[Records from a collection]

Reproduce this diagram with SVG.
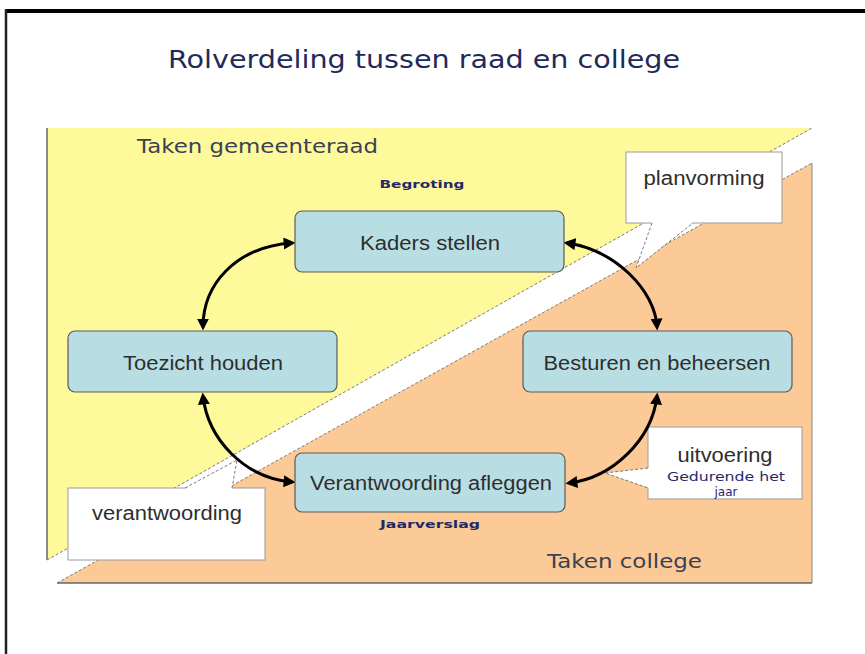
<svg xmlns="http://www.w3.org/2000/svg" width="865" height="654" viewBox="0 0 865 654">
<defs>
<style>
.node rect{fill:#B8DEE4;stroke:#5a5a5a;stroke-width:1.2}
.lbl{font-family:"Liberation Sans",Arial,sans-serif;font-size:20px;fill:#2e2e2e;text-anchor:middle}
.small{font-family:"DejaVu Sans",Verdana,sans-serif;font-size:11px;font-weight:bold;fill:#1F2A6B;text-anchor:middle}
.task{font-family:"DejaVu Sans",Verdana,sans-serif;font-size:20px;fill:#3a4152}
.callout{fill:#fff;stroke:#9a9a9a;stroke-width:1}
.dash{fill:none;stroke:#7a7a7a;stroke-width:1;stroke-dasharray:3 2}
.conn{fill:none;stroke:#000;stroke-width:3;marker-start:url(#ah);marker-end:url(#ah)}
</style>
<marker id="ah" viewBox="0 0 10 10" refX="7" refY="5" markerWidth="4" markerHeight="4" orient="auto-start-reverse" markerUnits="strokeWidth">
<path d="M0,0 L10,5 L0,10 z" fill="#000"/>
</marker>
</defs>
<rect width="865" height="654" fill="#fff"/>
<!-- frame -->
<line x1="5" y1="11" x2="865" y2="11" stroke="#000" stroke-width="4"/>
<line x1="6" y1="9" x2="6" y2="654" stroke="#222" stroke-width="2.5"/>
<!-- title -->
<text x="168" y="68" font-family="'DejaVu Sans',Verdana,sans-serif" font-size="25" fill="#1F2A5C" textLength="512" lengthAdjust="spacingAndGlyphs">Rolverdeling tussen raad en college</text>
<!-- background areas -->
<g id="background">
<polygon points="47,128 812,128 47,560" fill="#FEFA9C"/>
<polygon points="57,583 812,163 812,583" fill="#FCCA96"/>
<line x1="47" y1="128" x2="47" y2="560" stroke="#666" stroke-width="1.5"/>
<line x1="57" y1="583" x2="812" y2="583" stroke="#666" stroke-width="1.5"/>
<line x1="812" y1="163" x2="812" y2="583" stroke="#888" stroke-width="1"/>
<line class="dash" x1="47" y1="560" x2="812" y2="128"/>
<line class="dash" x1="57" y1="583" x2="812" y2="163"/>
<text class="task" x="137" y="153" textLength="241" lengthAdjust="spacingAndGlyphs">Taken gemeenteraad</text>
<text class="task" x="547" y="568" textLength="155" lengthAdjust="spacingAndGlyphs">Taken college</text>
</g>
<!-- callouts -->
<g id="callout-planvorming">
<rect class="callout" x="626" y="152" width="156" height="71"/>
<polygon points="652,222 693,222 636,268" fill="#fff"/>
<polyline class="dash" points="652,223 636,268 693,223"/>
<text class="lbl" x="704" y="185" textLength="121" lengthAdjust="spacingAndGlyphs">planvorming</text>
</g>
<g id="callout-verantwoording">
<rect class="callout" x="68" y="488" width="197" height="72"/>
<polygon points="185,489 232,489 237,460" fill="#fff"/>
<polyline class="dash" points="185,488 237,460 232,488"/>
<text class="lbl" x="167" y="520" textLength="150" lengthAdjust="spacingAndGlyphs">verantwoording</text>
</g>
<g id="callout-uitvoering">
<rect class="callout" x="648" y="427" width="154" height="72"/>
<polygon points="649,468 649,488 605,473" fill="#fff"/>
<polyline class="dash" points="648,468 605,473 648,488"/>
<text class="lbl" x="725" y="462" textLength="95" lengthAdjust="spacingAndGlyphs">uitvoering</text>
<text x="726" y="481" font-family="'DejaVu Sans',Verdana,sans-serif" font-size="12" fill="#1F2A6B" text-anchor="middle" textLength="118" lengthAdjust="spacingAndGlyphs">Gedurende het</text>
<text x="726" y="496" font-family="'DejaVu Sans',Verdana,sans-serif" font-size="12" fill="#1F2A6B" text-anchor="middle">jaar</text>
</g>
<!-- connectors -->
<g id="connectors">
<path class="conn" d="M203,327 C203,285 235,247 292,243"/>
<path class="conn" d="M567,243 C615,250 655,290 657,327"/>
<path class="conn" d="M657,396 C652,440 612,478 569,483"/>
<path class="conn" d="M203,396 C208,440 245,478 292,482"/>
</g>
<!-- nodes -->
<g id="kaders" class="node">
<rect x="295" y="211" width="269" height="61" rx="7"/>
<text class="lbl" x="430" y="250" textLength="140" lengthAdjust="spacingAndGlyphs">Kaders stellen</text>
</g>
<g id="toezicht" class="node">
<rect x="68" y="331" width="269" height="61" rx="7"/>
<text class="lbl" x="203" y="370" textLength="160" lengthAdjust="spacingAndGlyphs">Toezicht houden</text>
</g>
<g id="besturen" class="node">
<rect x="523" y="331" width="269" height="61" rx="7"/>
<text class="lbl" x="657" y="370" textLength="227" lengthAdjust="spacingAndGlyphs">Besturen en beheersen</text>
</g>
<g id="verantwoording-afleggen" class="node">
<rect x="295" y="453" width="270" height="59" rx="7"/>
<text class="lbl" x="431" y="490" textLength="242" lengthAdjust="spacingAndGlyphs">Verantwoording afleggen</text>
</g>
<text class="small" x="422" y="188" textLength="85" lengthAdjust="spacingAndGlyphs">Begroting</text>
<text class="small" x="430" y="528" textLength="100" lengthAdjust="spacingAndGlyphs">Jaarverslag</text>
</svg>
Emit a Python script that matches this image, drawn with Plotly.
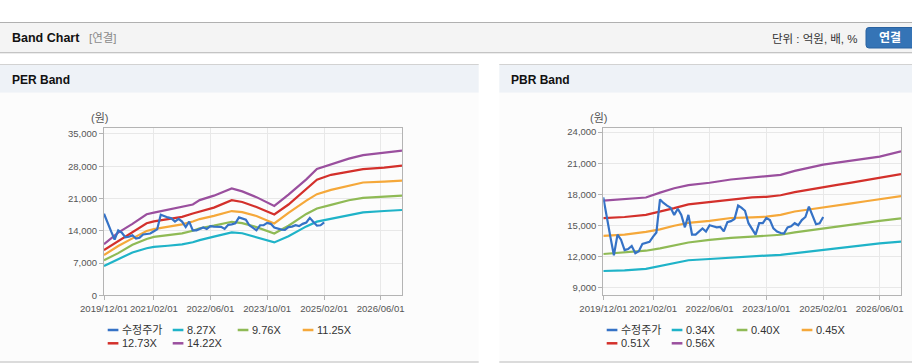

» STATED PROBLEM: Transcribe the records above verbatim. Do not carry over any picture.

» RIGHT ANSWER:
Reproduce this diagram with SVG.
<svg xmlns="http://www.w3.org/2000/svg" width="865" height="654" viewBox="0 0 865 654">
<defs>
<style>
.node rect{fill:#B8DEE4;stroke:#5a5a5a;stroke-width:1.2}
.lbl{font-family:"Liberation Sans",Arial,sans-serif;font-size:20px;fill:#2e2e2e;text-anchor:middle}
.small{font-family:"DejaVu Sans",Verdana,sans-serif;font-size:11px;font-weight:bold;fill:#1F2A6B;text-anchor:middle}
.task{font-family:"DejaVu Sans",Verdana,sans-serif;font-size:20px;fill:#3a4152}
.callout{fill:#fff;stroke:#9a9a9a;stroke-width:1}
.dash{fill:none;stroke:#7a7a7a;stroke-width:1;stroke-dasharray:3 2}
.conn{fill:none;stroke:#000;stroke-width:3;marker-start:url(#ah);marker-end:url(#ah)}
</style>
<marker id="ah" viewBox="0 0 10 10" refX="7" refY="5" markerWidth="4" markerHeight="4" orient="auto-start-reverse" markerUnits="strokeWidth">
<path d="M0,0 L10,5 L0,10 z" fill="#000"/>
</marker>
</defs>
<rect width="865" height="654" fill="#fff"/>
<!-- frame -->
<line x1="5" y1="11" x2="865" y2="11" stroke="#000" stroke-width="4"/>
<line x1="6" y1="9" x2="6" y2="654" stroke="#222" stroke-width="2.5"/>
<!-- title -->
<text x="168" y="68" font-family="'DejaVu Sans',Verdana,sans-serif" font-size="25" fill="#1F2A5C" textLength="512" lengthAdjust="spacingAndGlyphs">Rolverdeling tussen raad en college</text>
<!-- background areas -->
<g id="background">
<polygon points="47,128 812,128 47,560" fill="#FEFA9C"/>
<polygon points="57,583 812,163 812,583" fill="#FCCA96"/>
<line x1="47" y1="128" x2="47" y2="560" stroke="#666" stroke-width="1.5"/>
<line x1="57" y1="583" x2="812" y2="583" stroke="#666" stroke-width="1.5"/>
<line x1="812" y1="163" x2="812" y2="583" stroke="#888" stroke-width="1"/>
<line class="dash" x1="47" y1="560" x2="812" y2="128"/>
<line class="dash" x1="57" y1="583" x2="812" y2="163"/>
<text class="task" x="137" y="153" textLength="241" lengthAdjust="spacingAndGlyphs">Taken gemeenteraad</text>
<text class="task" x="547" y="568" textLength="155" lengthAdjust="spacingAndGlyphs">Taken college</text>
</g>
<!-- callouts -->
<g id="callout-planvorming">
<rect class="callout" x="626" y="152" width="156" height="71"/>
<polygon points="652,222 693,222 636,268" fill="#fff"/>
<polyline class="dash" points="652,223 636,268 693,223"/>
<text class="lbl" x="704" y="185" textLength="121" lengthAdjust="spacingAndGlyphs">planvorming</text>
</g>
<g id="callout-verantwoording">
<rect class="callout" x="68" y="488" width="197" height="72"/>
<polygon points="185,489 232,489 237,460" fill="#fff"/>
<polyline class="dash" points="185,488 237,460 232,488"/>
<text class="lbl" x="167" y="520" textLength="150" lengthAdjust="spacingAndGlyphs">verantwoording</text>
</g>
<g id="callout-uitvoering">
<rect class="callout" x="648" y="427" width="154" height="72"/>
<polygon points="649,468 649,488 605,473" fill="#fff"/>
<polyline class="dash" points="648,468 605,473 648,488"/>
<text class="lbl" x="725" y="462" textLength="95" lengthAdjust="spacingAndGlyphs">uitvoering</text>
<text x="726" y="481" font-family="'DejaVu Sans',Verdana,sans-serif" font-size="12" fill="#1F2A6B" text-anchor="middle" textLength="118" lengthAdjust="spacingAndGlyphs">Gedurende het</text>
<text x="726" y="496" font-family="'DejaVu Sans',Verdana,sans-serif" font-size="12" fill="#1F2A6B" text-anchor="middle">jaar</text>
</g>
<!-- connectors -->
<g id="connectors">
<path class="conn" d="M203,327 C203,285 235,247 292,243"/>
<path class="conn" d="M567,243 C615,250 655,290 657,327"/>
<path class="conn" d="M657,396 C652,440 612,478 569,483"/>
<path class="conn" d="M203,396 C208,440 245,478 292,482"/>
</g>
<!-- nodes -->
<g id="kaders" class="node">
<rect x="295" y="211" width="269" height="61" rx="7"/>
<text class="lbl" x="430" y="250" textLength="140" lengthAdjust="spacingAndGlyphs">Kaders stellen</text>
</g>
<g id="toezicht" class="node">
<rect x="68" y="331" width="269" height="61" rx="7"/>
<text class="lbl" x="203" y="370" textLength="160" lengthAdjust="spacingAndGlyphs">Toezicht houden</text>
</g>
<g id="besturen" class="node">
<rect x="523" y="331" width="269" height="61" rx="7"/>
<text class="lbl" x="657" y="370" textLength="227" lengthAdjust="spacingAndGlyphs">Besturen en beheersen</text>
</g>
<g id="verantwoording-afleggen" class="node">
<rect x="295" y="453" width="270" height="59" rx="7"/>
<text class="lbl" x="431" y="490" textLength="242" lengthAdjust="spacingAndGlyphs">Verantwoording afleggen</text>
</g>
<text class="small" x="422" y="188" textLength="85" lengthAdjust="spacingAndGlyphs">Begroting</text>
<text class="small" x="430" y="528" textLength="100" lengthAdjust="spacingAndGlyphs">Jaarverslag</text>
</svg>
Emit a Python script that matches this image, drawn with Plotly.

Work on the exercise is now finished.